国民を助けるどころか足をひっぱる日本政府
日本がまだ成長期にあった1980年代までは、確かに助けてくれただろう。
しかし、バブル崩壊が社会を蝕んでいった1990年代を経て、2000年代に入ってから政府はあからさまに日本国民を見捨てる方策に転換していった。企業を助けるために非正規雇用の拡大を促進し、グローバル化だと言って安い人材を求めて国外に工場を作る動きを促進し、さらに国外から安い労働者を大量に入れるようになった。
そして、政府は消費税をどんどん引き上げるようになり、それだけでなく少子高齢化を放置して、社会保険料も上げていくような政策をするようになったのである。
これだけ税金を毟り取っておいて、2019年にはさらに消費税を10%に増税して、コロナ禍の最中でも下げなかった。

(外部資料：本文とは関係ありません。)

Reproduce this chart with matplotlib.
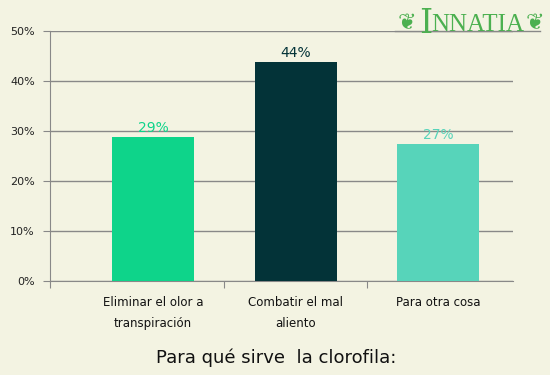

では、これだけ税金を取るのであれば、高額な年金を保障してくれるのか。まさか。年金を払いたくない政府は、年金を薄く引き下げながら、受給年齢をどんどん後に後に引き延ばそうとしている。まるで国家的詐欺である。
「政府が何とかしてくれる」と思い込むのは危険だ。「何とかしてくれる」どころか、経済的に私たちの足を引っぱる元凶になりつつある。
「企業が何とかしてくれる」は思い込みでしかない
「政府が何とかしてくれる」と思い込んだら、思いきり貧困の落とし穴に堕ちる。政府はすでに日本国民を搾取の対象として見ており、何とかしてくれるどころか徹底的に絞り上げる方向である。
実際、コロナ禍で国民が苦しんでも、これだけ物価が上がっても政府は国民生活を救おうとしなかった。特別一時金の支給も10万円をたった1回やっただけだ。コロナ禍は2年以上も続き、政府は何度も緊急事態宣言やまん延防止等重点措置などを出しているのに、10万円で何とかしろと言っているのである。
消費税を引き下げることもしない。
では、「企業」が何とかしてくれるのか。いや、企業が何とかしてくれていたのもバブル崩壊以前の話だ。
1990年代のバブル崩壊で日本企業は土地という担保の極度の目減りで資産に大ダメージを受け、さらに1989年から取り入れられた消費税によって消費までもが減退して、企業体力は急激に消えていくようになった。
それが顕著になったのが1990年代後半から2000年代初頭である。折しもグローバル化が急激に進むようになり、企業は激甚化していく競争に打ち勝つためにコスト削減と経営効率化が求められるようになっていった。
企業のコストの大きな部分は人件費が占めている。そのためにコストを削減するというのは、すなわち人件費を削減するということでもある。
だから企業は正社員を減らし、非正規雇用を増やし、給料を削減し、年功序列も終身雇用も止める方向に向かったのだ。さらにこれからは、ジョブ型雇用に転換していくことになる。
正社員は事あるごとに切り捨てられていく。企業はどんどん身軽になっていくのだが、だからこそ「企業が何とかしてくれる」と思ったらハシゴを外される。企業はもう私たちを一生養ってくれることはない。